Collapse AllExpand All

Recovering from a Fail: Walrus

In these examples, we will assume that Walrus WS00 is the primary and WS01 is the secondary Walrus server.

Software Failure Example

In this scenario, WS01 refuses to go to DISABLED state. DRBD complains that it is in split brain mode. drbdadm cstate r0 shows that DRBD is in WFConnection state.
If you are sure that data on WS01 is out of date and can be discarded, execute the following commands to restore HA mode.
  1. Shut down the eucalyptus-cloud process on WS01.
  2. Ensure that the DRBD connection is down by typing "drbdadm disconnect r0" on any of the two Walrus hosts.
  3. On the primary Walrus, WS00, set drbd as the primary by executing "drbdadm primary r0"
  4. On the secondary Walrus, WS01, execute the following command:
    drbdadm -- --discard-my-data connect
    WARNING
    WARNING
    This command will discard all data on WS01 and synchronize data from WS00.
  5. Monitor the state of DRBD by running:
    watch -n 2 cat /proc/drbd
  6. When the data on WS01 is synced, start the eucalyptus-cloud process on WS01.

Hardware Failure Example

In this example, the primary WS00 needs to be taken out of service due to a hardware failure, such as a failed disk.
  1. Shut down the eucalyptus-cloud process on WS00 if it is still running.
  2. Monitor service status by running euca-describe-services on WS01 and ensure that WS01 has taken over as the new primary (state: ENABLED).
  3. Shut down the host running WS00.
  4. If the host running WS00 is to be replaced entirely or the OS reinstalled:
    • On the primary CLC, enter the following to deregister WS00:
      euca_conf --deregister-walrus --component WS00 partition <name of partition>
       					--host <WS00 host>
    • After Linux has been installed on the new WS00 host and it is ready for use, please reinstall the "eucalyptus-walrus" package.
    • Synchronize the DRBD configuration (/etc/drbd.conf and /etc/eucalyptus/drbd*) from the WS01 host.
    • On WS00, re-configure DRBD by following the Configure DRBD section of the Installation Guide and performing the steps that are relevant to the secondary Walrus server (WS00 is the new secondary Walrus server, in this example).
    • Re-register WS00 with a new host name if necessary.
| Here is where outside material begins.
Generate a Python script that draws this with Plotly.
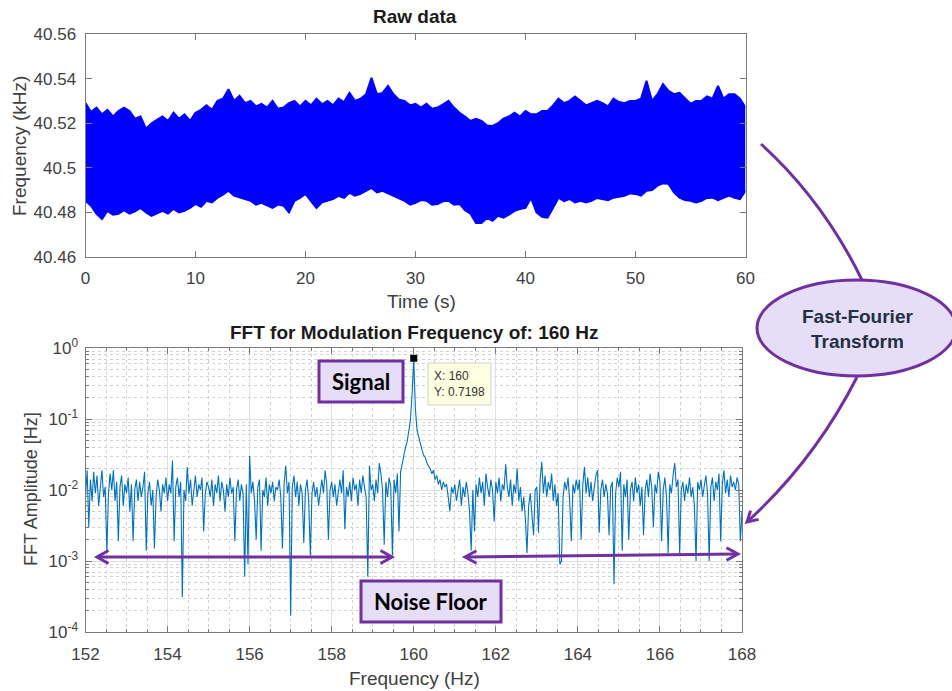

This will synchronize keys.
  5. On WS00, execute the following command:
    drbdadm -- --discard-my-data connect
    WARNING
    WARNING
    This command will discard all data on WS00 and synchronize data from WS01.
  6. Monitor the state of DRBD by entering:
    watch -n 2 cat /proc/drbd
    WS01 should be marked as the primary and WS00 is the new secondary. Wait until data is synchronized.
  7. When the data on WS00 is synced from WS01, start the eucalyptus-cloud process on WS00.
  8. Monitor service status by running "euca-describe-services" on the primary CLC and ensure that WS00 is DISABLED and WS01 is ENABLED.
At this point, the Walrus service is back in HA mode.